Juuling and Smoking: What Teachers – and Parents – Should Know
June 21, 2018
It’s small, it’s potent, and your students are using it.
What you need to know about the dangers of Juul and cigarette smoking.
Understanding Juul begins with appreciating the changing terrain of public health policy around tobacco use.
For decades now, cigarettes have been the most preventable cause of death in America. Every year, they kill more than guns, automobiles, alcohol, controlled substances, and AIDS put together.
Moreover, cigarettes are associated with chronic ailments ranging from cardio-respiratory problems to cancer. As many as 16 million Americans cope with these symptoms daily.
Why we smoke
Despite the risks, nearly 15% of all Americans smoke, irrespective of age. Why?
There’s a simple answer: it’s habit-forming. Nicotine, an active ingredient in tobacco, mimics the function of neurotransmitters. It bonds to receptive sites, delivering high doses of dopamine to the brain. The majority of addicted users start young, forming deep chemical and psychological attachments. Anyone who tries to quit discovers the truth of Mark Twain’s quip, “Quitting smoking is easy. In fact, I’ve done it many times.”
Despite these challenges, many have successfully weaned themselves from dependence on cigarettes thanks to nicotine patches and gum. Tobacco companies want to be seen as championing public health concerns alongside personal choice. But they don’t want to lose market share in a multi-billion dollar industry.
Enter e-cigarettes and “vaping”
Vaporizers promise the pleasure of a nicotine rush without the tar and carbon monoxide that color teeth, poison the blood, and coat the lungs.

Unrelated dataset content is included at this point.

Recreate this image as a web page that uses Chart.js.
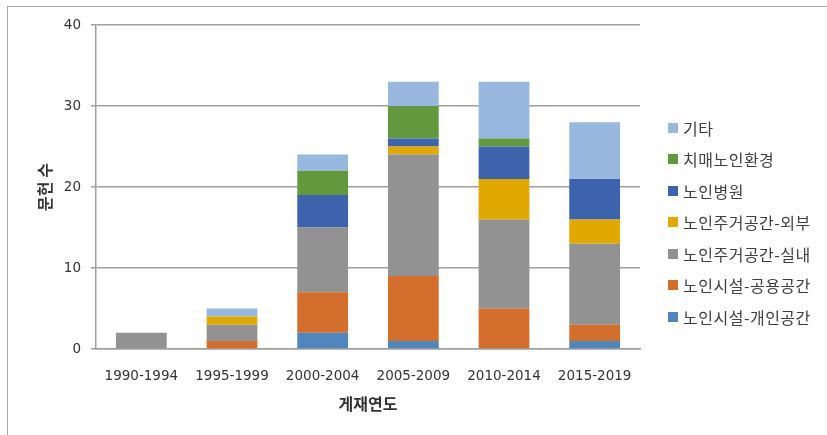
<!DOCTYPE html>
<html>
<head>
<meta charset="utf-8">
<script src="https://cdn.jsdelivr.net/npm/chart.js@4/dist/chart.umd.min.js"></script>
<style>
  body { margin: 0; background: #fff; }
  #wrap { position: relative; width: 827px; height: 435px; overflow: hidden; }
  #frame { position: absolute; left: 7px; top: 6px; width: 840px; height: 450px; border: 1px solid #a8a8a8; box-sizing: border-box; }
  #c { position: absolute; left: 0; top: 0; }
  #legend { position: absolute; left: 668px; top: 112px; font-family: "Noto Sans CJK KR", sans-serif; font-size: 16px; letter-spacing: 0.5px; color: #404040; }
  #legend div { height: 31.5px; display: flex; align-items: center; white-space: nowrap; }
  #legend span.box { display: inline-block; width: 10px; height: 10px; margin-right: 5px; }
</style>
</head>
<body>
<div id="wrap">
  <div id="frame"></div>
  <canvas id="c" width="827" height="435"></canvas>
  <div id="legend"></div>
</div>
<script>
// 게재연도별 문헌 수
const categories = ['1990-1994', '1995-1999', '2000-2004', '2005-2009', '2010-2014', '2015-2019'];
const seriesNames = ['노인시설-개인공간', '노인시설-공용공간', '노인주거공간-실내', '노인주거공간-외부', '노인병원', '치매노인환경', '기타'];
const privateRoom = [0, 0, 2, 1, 0, 1];
const publicRoom  = [0, 1, 5, 8, 5, 2];
const houseIn     = [2, 2, 8, 15, 11, 10];
const houseOut    = [0, 1, 0, 1, 5, 3];
const hospital    = [0, 0, 4, 1, 4, 5];
const dementia    = [0, 0, 3, 4, 1, 0];
const etc         = [0, 1, 2, 3, 7, 7];
const yTicks = [0, 10, 20, 30, 40];

const colors = ['#4F86BD', '#D36E2C', '#929292', '#E0A800', '#3D63AD', '#62993E', '#98B8DF'];
const values = [privateRoom, publicRoom, houseIn, houseOut, hospital, dementia, etc];

const datasets = seriesNames.map(function (name, i) {
    return {
        label: name,
        data: values[i],
        backgroundColor: colors[i],
        borderWidth: 0,
        barPercentage: 0.56,
        categoryPercentage: 1.0
    };
});

// 범례 (역순)
const legend = document.getElementById('legend');
for (let i = seriesNames.length - 1; i >= 0; i--) {
    const row = document.createElement('div');
    row.innerHTML = '<span class="box" style="background:' + colors[i] + '"></span>' + seriesNames[i];
    legend.appendChild(row);
}

new Chart(document.getElementById('c'), {
    type: 'bar',
    data: { labels: categories, datasets: datasets },
    options: {
        responsive: false,
        animation: false,
        layout: { padding: { top: 25, right: 187, left: 0, bottom: 0 } },
        plugins: { legend: { display: false }, tooltip: { enabled: false } },
        scales: {
            x: {
                stacked: true,
                grid: { display: false },
                border: { display: true, color: '#a0a0a0', width: 1.5 },
                ticks: { color: '#333', padding: 11, maxRotation: 0, font: { family: 'DejaVu Sans', size: 13.5 } },
                title: { display: true, text: '게재연도', color: '#333', padding: { top: 0, bottom: 21 },
                         font: { family: 'Noto Sans CJK KR', size: 16, weight: 'bold' } },
                afterFit: function (s) { s.height = 86; }
            },
            y: {
                stacked: true,
                min: 0,
                max: 40,
                afterBuildTicks: function (s) { s.ticks = yTicks.map(function (v) { return { value: v }; }); },
                grid: { color: '#a0a0a0', lineWidth: 1.5, tickLength: 5, drawTicks: true },
                border: { display: true, color: '#a0a0a0', width: 1.5 },
                ticks: { color: '#333', padding: 10, font: { family: 'DejaVu Sans', size: 13.5 } },
                title: { display: true, text: '문헌 수', color: '#333', padding: { top: 35, bottom: 0 },
                         font: { family: 'Noto Sans CJK KR', size: 16, weight: 'bold' } },
                afterFit: function (s) { s.width = 96; }
            }
        }
    }
});
</script>
</body>
</html>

Tobacco companies felt they had a safer product to market to habitual smokers looking to quit cigarettes.
But vaping quickly attracted another audience: KIDS. And one particular product captured their imagination.
An Addictive Alternative to Smoking
With its portable size, snappy flavors, and culture of cool, Juul has begun cornering the market in this burgeoning industry. The latest data shows Juul with around 60% share in all vaping commerce. And because its distribution isn’t regulated as strictly as other tobacco products, it’s all too easy for teens to use prepaid debit cards, lie about their age, and order Juul online.
There is one silver lining in this development: for the moment, the rage for Juul is eroding teen cigarette smoking. That’s good news. Experts agree that vaping is much less dangerous than smoking.
First-time users quickly discover they have acquired an expensive habit.
But this gain is balanced by serious public health concerns. Liquid suspension in benzoic acid enables high saturation and fast delivery of freebased nicotine, making Juul highly addictive. One flavored “pod” contains as much nicotine as a pack of cigarettes. It goes fast. First-time users quickly discover they have acquired an expensive habit – one reason why Juul is especially associated with affluent suburbs rather than inner cities.
And while health risks are much lower than for cigarettes, it is far from a safe or tested alternative. A study in the medical journal Pediatrics found a higher incidence of carcinogens in the bodies of vapers than in the general population. Growing perils to Juuling such as bronchiolitis obliterans, better known as “popcorn lung,” are starting to surface.
But experts worry most about the dangers that they don’t even know about. Because the phenomenon is so new, more complications from regular Juuling await study.
In the meantime, the best defense against this growing epidemic is education. Get your students the latest facts, equip them with information such as high costs, and encourage them to make healthy decisions for their futures.